Theater Art as a Postmodern Art Movement

 

    I would like to share our community theater experience. In my own opinion, I can relate and consider that endeavor as postmodern art. My main aim of our community theater company is to teach, inform, and involve the young people in our area in the art of drama and performance art. We conduct workshops, seminars, and free stageplay for the residents in our community for them to appreciate art and the theater arts as well. The workshops are being conducted during the summer because this is the time when our participants are mostly free from their academic obligations – we also welcome out-of-school youth to save them from the harm of the challenging communal norms of Manila.

      In teaching them, we are using a combination of talks and practicums, and since the pedagogical nature of the entire undertaking is a workshop, we are training them most of the time in the dramatic arts using staple pieces and some materials that I’ve written specifically for the training.

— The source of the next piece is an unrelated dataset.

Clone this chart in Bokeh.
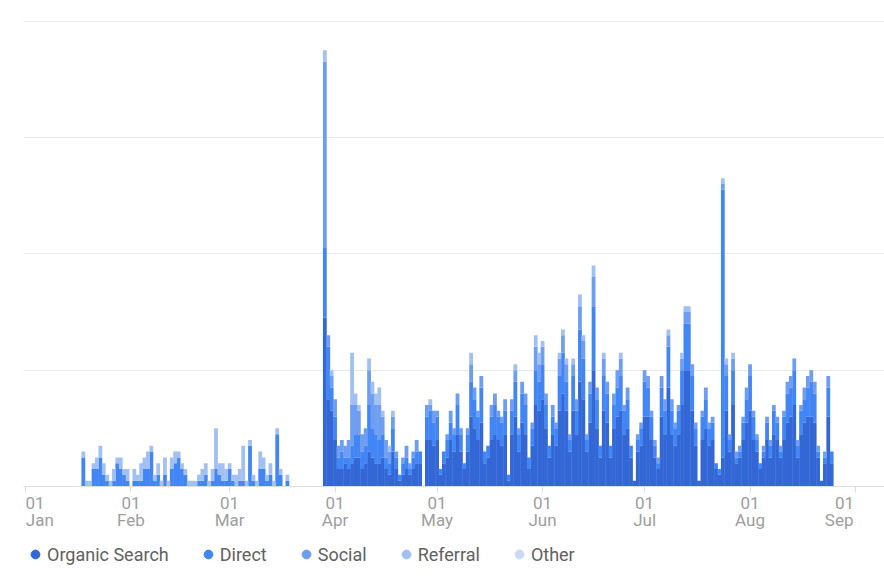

I’m the production manager and playwright for some of the plays and most of the time, I am also engaged and involved in the training and teaching activities of our organization. There, I was able to share and showcase my art to the participants and the team as well, like an instructor/teacher of a sort if you will.

      I can say that what we are doing can be considered a postmodern pedagogical art because of its qualities that make it distinct from the classical approach in art and pedagogical practices. The undertakings of the theater workshops and the training can be anchored in the qualities and distinctions stated by Taylor in the journal. The focus of the theater performances or the theater art is to challenge and to provoke the thinking, emotions, and the insight of the viewer as well as the inner conflicts of the artist – in this case, the playwright. The plays are not contained in a structure such as auditoriums or theater complex, but on the streets rather. The shows are being exposed to the public conveniently by the use of makeshift stages made of some recycled wood plank.

      These qualities made our community theater company’s endeavors a part of the postmodern art movement because the ultimate goal of the plays is to provoke and challenge the viewer’s point of view regarding the issues lingering our society, religion, family, and existence as a human being. The caravan – as to how we call the remote, spontaneous plays, is a transformative vehicle of the arts as I take it from the statement of Taylor because of its involvement in the transformative process for both the artist and the spectators alike since the very beginning of the conceptualization of the story by the playwright to the actual show of the production. It educates the people and made them appreciate the beauty of the arts as a whole.

      Postmodern art for me has changed the landscape of the art scene forever. It transformed the ways we look and perceive things. It teaches us about the possibilities beyond the four corners of the concrete museums and galleries. Postmodern art movements animated the static remembrance of the pieces exhibited in the museums and galleries and translated it to a more accessible way of appreciating art. I would also like to think that it can also be considered as the transformative vehicle for the schools of thought in a pedagogical sense, we, as active members of the academe benefited so much from the vastness postmodern art had offered us especially in the way we study art problems and art theories.